Douglas A. Jones Jr.

Douglas A. Jones, Jr. holds a joint Ph.D. in Drama and Humanities from Stanford University, where his dissertation, “The ‘Common Sense’ of Slavery: Race, Performance, and a ‘Peculiar’ America, 1817-1861,” won the Wendell Cole Memorial Prize for Distinguished Dissertation. This study forms the core of his book manuscript, which considers how proslavery ideology conditioned the social, political, and cultural landscapes of the post-slavery north in the decades before the Civil War. This project reflects Jones’ broader research interests, namely, the cultural and literary history of the early national and antebellum United States, 19th and 20th century African American literature, the cultural history and historiography of slavery, publics, and theories of race and performance. In these areas, he has published a number of journal articles, reviews, and essays in edited collections.

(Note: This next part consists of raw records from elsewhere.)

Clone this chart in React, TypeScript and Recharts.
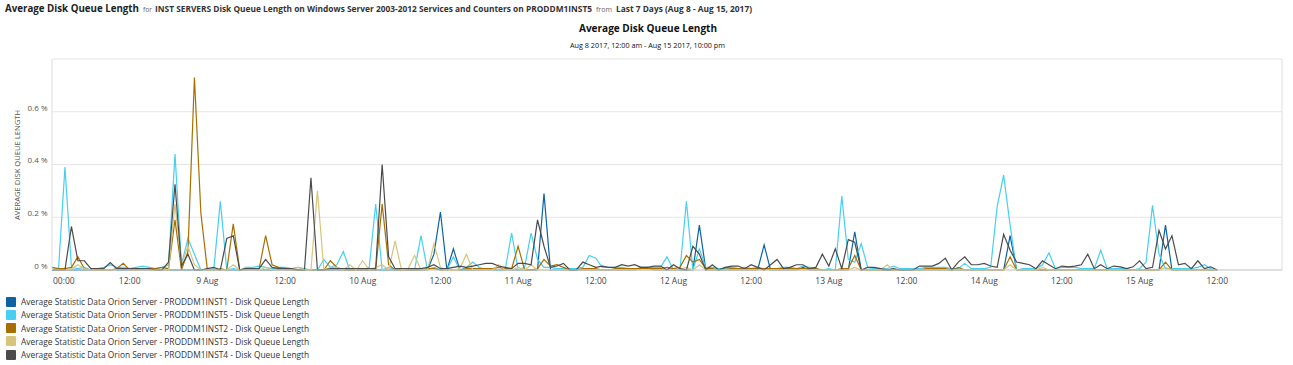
import React from 'react';
import { LineChart, Line, XAxis, YAxis, CartesianGrid, ReferenceLine } from 'recharts';

// hours since Aug 8 2017 00:00 (hourly samples)
const HOURS: number[] = Array.from({ length: 181 }, (_, i) => i);

const INST1: number[] = [
  0,0,0,0,0,0,0,0,0,0,0,0,0,0,0,0,0,0,0,0,0,0,0,0,
  0,0,0,0,0,0,0,0,0,0,0,0,0,0,0,0,0,0,0,0,0,0,0,0,
  0,0,0,0,0,0,0,0,0,0,0,0.06,0.22,0,0.08,0,0,0,0,0,0,0,0,0,
  0,0,0,0,0.29,0,0,0,0,0,0,0,0,0,0,0,0,0,0,0.01,0.01,0,0,0,
  0,0,0,0,0.17,0,0,0,0,0,0,0,0,0,0.095,0,0,0,0,0,0.01,0,0,0,
  0,0,0,0,0.145,0,0,0,0,0,0,0,0,0,0,0,0,0,0,0,0,0,0,0,
  0,0,0,0,0.13,0,0,0,0,0,0,0,0,0,0,0,0,0,0,0,0,0,0,0,
  0,0,0,0,0.17,0,0,0,0,0,0,0,0,
];

const INST5: number[] = [
  0.01,0,0.39,0.01,0.005,0.01,0,0.005,0.01,0.02,0.01,0.01,0.005,0.01,0.015,0.01,0.005,0.01,0.02,0.44,0.02,0.12,0.06,0,
  0,0.005,0.26,0,0.005,0,0.01,0.01,0.015,0.01,0.005,0.01,0.01,0.005,0.01,0.005,0,0,0.04,0.01,0.02,0.07,0,0.005,
  0,0.01,0.25,0,0.01,0,0.005,0,0,0.13,0,0.01,0,0,0.05,0,0.01,0.03,0.01,0,0.005,0,0,0.14,
  0,0.01,0.14,0.04,0.01,0.01,0.005,0.005,0.005,0.005,0.01,0.055,0.045,0.01,0.01,0.01,0.01,0.005,0.005,0.005,0.01,0.01,0.01,0.05,
  0,0,0.26,0,0.08,0.01,0.01,0.005,0.005,0.01,0.005,0.01,0.005,0.01,0.005,0,0.005,0.01,0.01,0.005,0.015,0.01,0.005,0,
  0.005,0,0.28,0.04,0.03,0.1,0.01,0.005,0.005,0.005,0.015,0.005,0.005,0.005,0.005,0.01,0.01,0.01,0.01,0.005,0.005,0.025,0.005,0.005,
  0.005,0.01,0.24,0.36,0.17,0,0.005,0.005,0.005,0.02,0.065,0.005,0.01,0.01,0.01,0.005,0.005,0.005,0.075,0.005,0.005,0.005,0.005,0,
  0.005,0.03,0.245,0.06,0.005,0.005,0.005,0.005,0.005,0.01,0.02,0.005,0,
];

const INST2: number[] = [
  0.01,0.005,0.005,0.01,0.05,0.005,0,0,0,0,0.005,0.025,0,0,0.005,0.005,0.005,0.01,0.005,0.19,0,0.07,0.73,0.215,
  0,0,0.005,0,0.175,0,0.005,0.005,0.005,0.13,0.02,0.01,0.005,0,0,0,0,0,0,0.035,0.01,0,0,0,
  0,0,0,0.25,0.02,0,0,0,0,0,0.005,0.005,0,0,0,0,0.005,0.005,0.005,0.005,0.005,0.01,0.005,0.005,
  0.09,0,0,0.005,0.04,0.015,0.02,0.01,0,0,0.005,0.005,0.005,0,0,0.005,0.005,0.005,0.005,0.005,0.005,0.005,0.005,0.01,
  0.005,0.01,0.055,0.03,0.04,0.005,0.005,0,0.01,0.005,0.005,0.005,0.005,0.005,0.005,0.005,0.005,0.005,0.005,0.005,0.005,0.005,0.005,0,
  0,0,0.005,0.005,0.055,0,0,0,0,0,0,0,0,0,0,0.005,0.005,0.005,0.005,0,0.01,0,0,0,
  0,0,0,0,0.05,0,0,0,0,0,0,0,0,0,0,0,0,0,0,0,0,0,0,0,
  0,0,0,0,0.03,0,0,0,0,0,0,0,0,
];

const INST3: number[] = [
  0.005,0,0,0.005,0.02,0.005,0,0,0,0,0,0.01,0,0,0,0,0,0,0,0.25,0.02,0.09,0.02,0,
  0,0,0,0,0.02,0,0,0,0,0.01,0,0,0,0,0.01,0,0,0.3,0,0.01,0.01,0,0.02,0,
  0.035,0,0.01,0.02,0,0.11,0,0.005,0.055,0,0,0.1,0.01,0,0,0.005,0.06,0,0,0,0,0.02,0,0,
  0.01,0,0.02,0,0,0,0,0,0,0,0,0,0,0,0,0,0,0,0,0,0,0,0,0,
  0,0,0.01,0,0.02,0,0,0,0,0,0,0,0,0,0,0,0,0,0,0,0,0,0,0,
  0,0,0,0,0.01,0,0,0,0,0.02,0,0,0,0,0,0,0,0,0,0,0,0,0,0,
  0,0,0,0,0.02,0,0,0,0,0.01,0,0,0,0,0,0,0,0,0,0,0,0,0,0,
  0,0,0,0,0.01,0,0,0,0,0,0,0,0,
];

const INST4: number[] = [
  0,0,0,0.165,0.035,0.035,0.005,0.005,0.005,0.028,0.005,0.005,0.005,0.005,0.005,0.005,0,0,0.03,0.325,0.015,0.06,0,0,
  0.005,0.01,0,0.12,0.13,0,0.005,0.005,0.005,0.04,0.01,0.005,0.005,0.005,0,0,0.35,0,0,0.005,0.005,0.005,0.005,0.005,
  0.005,0.005,0.005,0.4,0.05,0.005,0.005,0.005,0.005,0.005,0.01,0.02,0.005,0.005,0.01,0.015,0.01,0.015,0.02,0.025,0.025,0.015,0.01,0.005,
  0.025,0.025,0.02,0.19,0.09,0.01,0.015,0.025,0,0,0.03,0.02,0.01,0.015,0.01,0.01,0.02,0.015,0.02,0.01,0.01,0.015,0.015,0,
  0.02,0.005,0,0.09,0.06,0,0.02,0,0.01,0.015,0.015,0.005,0.02,0.01,0,0.02,0.04,0.005,0.01,0.02,0.02,0.005,0.01,0.06,
  0.015,0.08,0.005,0.115,0.105,0,0.01,0.01,0.005,0,0.005,0,0,0,0.015,0.015,0.015,0.025,0.045,0,0.03,0.05,0.02,0.02,
  0.025,0.015,0.01,0.135,0.075,0.03,0.025,0.02,0.005,0.035,0.02,0.005,0.015,0.012,0.015,0.02,0.06,0.005,0.02,0.005,0.015,0.012,0.005,0.012,
  0.035,0.005,0.01,0.15,0.08,0.13,0.02,0.025,0.005,0.035,0.005,0.012,0,
];

const X_TICKS = [0, 12, 24, 36, 48, 60, 72, 84, 96, 108, 120, 132, 144, 156, 168, 180];
const X_TICK_LABELS = ['00:00', '12:00', '9 Aug', '12:00', '10 Aug', '12:00', '11 Aug', '12:00', '12 Aug', '12:00', '13 Aug', '12:00', '14 Aug', '12:00', '15 Aug', '12:00'];
const Y_TICKS = [0, 0.2, 0.4, 0.6, 0.8];
const Y_TICK_LABELS = ['0 %', '0.2 %', '0.4 %', '0.6 %', ''];

const SERIES = [
  { key: 'inst1', name: 'Average Statistic Data Orion Server - PRODDM1INST1 - Disk Queue Length', color: '#0b63a3', values: INST1 },
  { key: 'inst5', name: 'Average Statistic Data Orion Server - PRODDM1INST5 - Disk Queue Length', color: '#47cff1', values: INST5 },
  { key: 'inst2', name: 'Average Statistic Data Orion Server - PRODDM1INST2 - Disk Queue Length', color: '#a86f00', values: INST2 },
  { key: 'inst3', name: 'Average Statistic Data Orion Server - PRODDM1INST3 - Disk Queue Length', color: '#d8c47b', values: INST3 },
  { key: 'inst4', name: 'Average Statistic Data Orion Server - PRODDM1INST4 - Disk Queue Length', color: '#4b4b4b', values: INST4 },
];

const data = HOURS.map((h, i) => {
  const row: Record<string, number> = { h };
  SERIES.forEach((s) => { row[s.key] = s.values[i]; });
  return row;
});

const FONT = "'Open Sans', 'DejaVu Sans', sans-serif";

const XTick = (props: any) => {
  const { x, y, payload } = props;
  const idx = X_TICKS.indexOf(payload.value);
  const first = idx === 0;
  return (
    <text x={first ? x + 1 : x} y={y + 11.5} textAnchor={first ? 'start' : 'middle'} fontFamily={FONT} fontSize={8.5} fill="#444">
      {X_TICK_LABELS[idx]}
    </text>
  );
};

const YTick = (props: any) => {
  const { y, payload } = props;
  const idx = Y_TICKS.indexOf(payload.value);
  return (
    <text x={47.5} y={y - 1.2} textAnchor="end" fontFamily={FONT} fontSize={8} fill="#555">
      {Y_TICK_LABELS[idx]}
    </text>
  );
};

export default function App() {
  return (
    <div style={{ position: 'absolute', left: 0, top: 0, width: 1293, height: 365, background: '#fff', overflow: 'hidden' }}>
      <div style={{ position: 'absolute', left: 0, top: 0 }}>
        <LineChart width={1293} height={300} data={data} margin={{ top: 59, right: 11, bottom: 10, left: 0 }}>
          <CartesianGrid vertical={false} stroke="#e6e6e6" />
          <XAxis
            dataKey="h"
            type="number"
            domain={[0, 190]}
            ticks={X_TICKS}
            tick={<XTick />}
            tickLine={false}
            tickSize={0}
            height={20}
            axisLine={{ stroke: '#cccccc' }}
            interval={0}
          />
          <YAxis
            type="number"
            domain={[0, 0.8]}
            ticks={Y_TICKS}
            tick={<YTick />}
            tickLine={false}
            tickSize={0}
            width={52}
            axisLine={{ stroke: '#dddddd' }}
            interval={0}
          />
          <ReferenceLine x={190} stroke="#dddddd" />
          {SERIES.map((s) => (
            <Line
              key={s.key}
              dataKey={s.key}
              name={s.name}
              type="linear"
              stroke={s.color}
              strokeWidth={1.2}
              dot={false}
              activeDot={false}
              isAnimationActive={false}
            />
          ))}
        </LineChart>
      </div>
      <svg width={1293} height={300} style={{ position: 'absolute', left: 0, top: 0, pointerEvents: 'none' }}>
        <text x={5} y={11.5} fontFamily={FONT} fontWeight="bold" fontSize={10} fill="#222" textLength={134} lengthAdjust="spacingAndGlyphs">Average Disk Queue Length</text>
        <text x={143} y={11.5} fontFamily={FONT} fontSize={7.5} fill="#666" textLength={9} lengthAdjust="spacingAndGlyphs">for</text>
        <text x={155} y={11.5} fontFamily={FONT} fontWeight="bold" fontSize={8.3} fill="#333" textLength={437} lengthAdjust="spacingAndGlyphs">INST SERVERS Disk Queue Length on Windows Server 2003-2012 Services and Counters on PRODDM1INST5</text>
        <text x={596} y={11.5} fontFamily={FONT} fontSize={7.5} fill="#666" textLength={16} lengthAdjust="spacingAndGlyphs">from</text>
        <text x={616} y={11.5} fontFamily={FONT} fontWeight="bold" fontSize={8.3} fill="#333" textLength={136} lengthAdjust="spacingAndGlyphs">Last 7 Days (Aug 8 - Aug 15, 2017)</text>
        <text x={579} y={32} fontFamily={FONT} fontWeight="bold" fontSize={10.4} fill="#111" textLength={138} lengthAdjust="spacingAndGlyphs">Average Disk Queue Length</text>
        <text x={570} y={48} fontFamily={FONT} fontSize={7.2} fill="#111" textLength={155} lengthAdjust="spacingAndGlyphs">Aug 8 2017, 12:00 am - Aug 15 2017, 10:00 pm</text>
        <text x={0} y={0} transform="translate(19.5,165) rotate(-90)" textAnchor="middle" fontFamily={FONT} fontSize={7} fill="#555" textLength={110} lengthAdjust="spacingAndGlyphs">AVERAGE DISK QUEUE LENGTH</text>
      </svg>
      {SERIES.map((s, i) => (
        <div key={s.key} style={{ position: 'absolute', left: 6, top: 296 + i * 13.3, height: 11, display: 'flex', alignItems: 'center' }}>
          <div style={{ width: 10, height: 10, background: s.color, borderRadius: 1 }} />
          <span style={{ marginLeft: 5, fontFamily: FONT, fontSize: 8.4, color: '#333', whiteSpace: 'nowrap', lineHeight: '11px' }}>{s.name}</span>
        </div>
      ))}
    </div>
  );
}
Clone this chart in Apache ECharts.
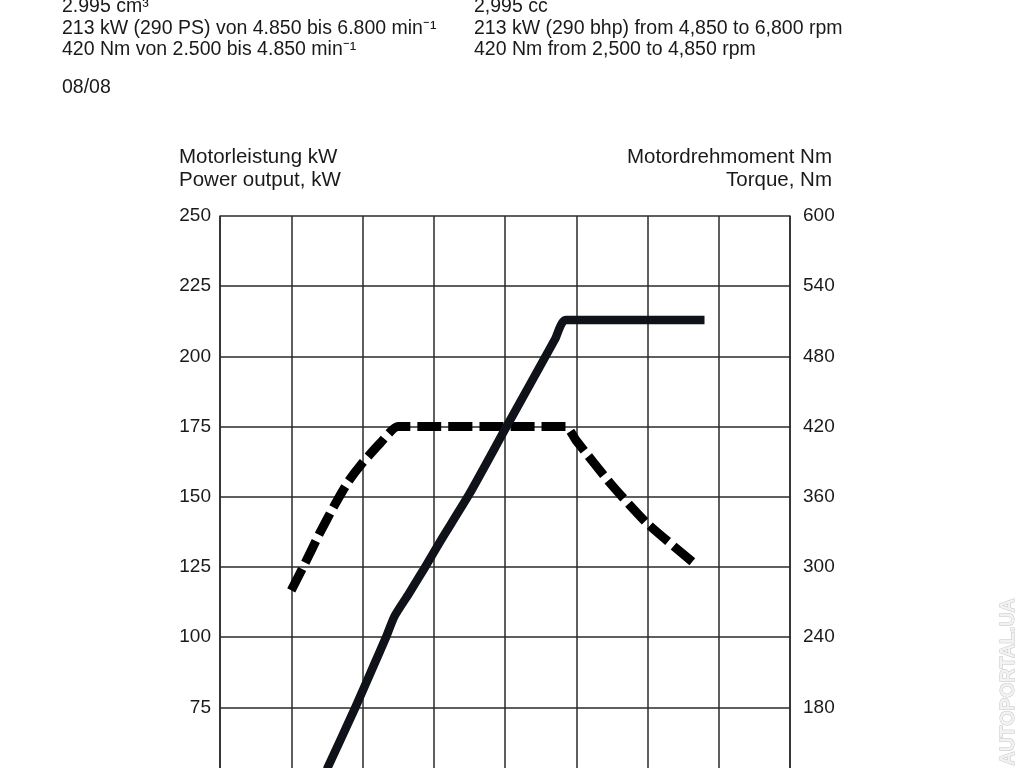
<!DOCTYPE html>
<html>
<head>
<meta charset="utf-8">
<script src="https://cdn.jsdelivr.net/npm/echarts@6/dist/echarts.min.js"></script>
<style>
html,body{margin:0;padding:0;background:#fff;overflow:hidden;width:1024px;height:768px;}
#chart{width:1024px;height:768px;overflow:hidden;position:relative;}
</style>
</head>
<body>
<div id="chart"></div>
<script>
// ---- data ----
const powerRpm = [1500, 1900, 2150, 2330, 2450, 2650, 2880, 3100, 3500, 4000, 4700, 4850, 6800];
const powerKW  = [53, 75, 89.5, 100, 107.5, 115.5, 125, 134.5, 151, 174, 206, 213, 213];
const torqueRpm = [1000, 1200, 1400, 1600, 1800, 2000, 2250, 2500, 4850, 5000, 5500, 6000, 6700];
const torqueNm  = [280, 304, 329, 352, 373, 389, 406, 420, 420, 408, 370, 337, 301];
const leftTicks = [0, 25, 50, 75, 100, 125, 150, 175, 200, 225, 250];
const rightTicks = [0, 60, 120, 180, 240, 300, 360, 420, 480, 540, 600];
const headerDE = ['2.995 cm³', '213 kW (290 PS) von 4.850 bis 6.800 min⁻¹', '420 Nm von 2.500 bis 4.850 min⁻¹'];
const headerEN = ['2,995 cc', '213 kW (290 bhp) from 4,850 to 6,800 rpm', '420 Nm from 2,500 to 4,850 rpm'];
const dateText = '08/08';
const leftTitle = ['Motorleistung kW', 'Power output, kW'];
const rightTitle = ['Motordrehmoment Nm', 'Torque, Nm'];
const watermark = 'AUTOPORTAL.UA';

const FONT = '"Liberation Sans", Arial, Helvetica, sans-serif';
const TXT = '#1a1a1a';
const GRIDC = '#2a2a2a';

// canvas taller than the window: the reference is a crop of a taller chart
const chart = echarts.init(document.getElementById('chart'), null, {renderer: 'canvas', width: 1024, height: 960});

function txt(x, y, s, size, align) {
  return {type: 'text', x: x, y: y, style: {text: s, fill: TXT, font: size + 'px ' + FONT, textAlign: align || 'left', textVerticalAlign: 'middle'}};
}
const graphics = [];
headerDE.forEach((s, i) => graphics.push(txt(62, 7 + i * 21.5, s, 19.5)));
headerEN.forEach((s, i) => graphics.push(txt(474, 7 + i * 21.5, s, 19.5)));
graphics.push(txt(62, 88, dateText, 19.5));
leftTitle.forEach((s, i) => graphics.push(txt(179, 157 + i * 23, s, 20.5)));
rightTitle.forEach((s, i) => graphics.push(txt(832, 157 + i * 23, s, 20.5, 'right')));
graphics.push({type: 'text', x: 1009, y: 682, rotation: Math.PI / 2,
  style: {text: watermark, fill: '#f2f2f2', stroke: '#c4c4c4', lineWidth: 1, font: 'bold 19.5px ' + FONT, textAlign: 'center', textVerticalAlign: 'middle'}});

const option = {
  animation: false,
  backgroundColor: '#fff',
  graphic: graphics,
  grid: {left: 220, width: 570, top: 216, height: 702, containLabel: false},
  xAxis: {
    type: 'value', min: 0, max: 8000, interval: 1000,
    axisLine: {show: true, lineStyle: {color: GRIDC, width: 1.5}},
    axisTick: {show: false}, axisLabel: {show: false},
    splitLine: {show: true, lineStyle: {color: GRIDC, width: 1.5}}
  },
  yAxis: [
    {
      type: 'value', min: leftTicks[0], max: leftTicks[leftTicks.length - 1], interval: 25,
      axisLine: {show: true, lineStyle: {color: GRIDC, width: 1.5}},
      axisTick: {show: false},
      axisLabel: {color: TXT, fontSize: 19, fontFamily: FONT, margin: 9},
      splitLine: {show: true, lineStyle: {color: GRIDC, width: 1.5}}
    },
    {
      type: 'value', min: rightTicks[0], max: rightTicks[rightTicks.length - 1], interval: 60, position: 'right',
      axisLine: {show: true, lineStyle: {color: GRIDC, width: 1.5}},
      axisTick: {show: false},
      axisLabel: {color: TXT, fontSize: 19, fontFamily: FONT, margin: 13},
      splitLine: {show: false}
    }
  ],
  series: [
    {
      name: 'Power', type: 'line', yAxisIndex: 0, symbol: 'none', smooth: 0.2,
      data: powerRpm.map((r, i) => [r, powerKW[i]]),
      lineStyle: {color: '#10121a', width: 8.5, cap: 'butt', join: 'round'},
      z: 3
    },
    {
      name: 'Torque', type: 'line', yAxisIndex: 1, symbol: 'none', smooth: 0.2,
      data: torqueRpm.map((r, i) => [r, torqueNm[i]]),
      lineStyle: {color: '#000', width: 9, type: [24, 7], cap: 'butt', join: 'round'},
      z: 2
    }
  ]
};
chart.setOption(option);
</script>
</body>
</html>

His most recent publication, “An Ambivalent Beginning: Slavery, Performance, and the Design of African American Theatre,” is the opening essay in the forthcoming collection, The Cambridge Companion to African American Theatre (Harvey Young, ed., Cambridge University Press, 2012). Jones has delivered a wide range of scholarly talks at national and regional conferences as well as given invited lectures at a number of universities. At Stanford, he earned several fellowships and grants for his scholarly work and his teaching and mentorship there was recognized with a Service Award to Undergraduate Life. In 2011-2012, he will teach an upper-level seminar in the fall, “The Drama of Making America: Staging Race from the Revolution to the Civil War,” and a Freshman Seminar in the spring, “Slavery and American Culture.” Jones is also the Resident Faculty Fellow of Wilson College at Princeton.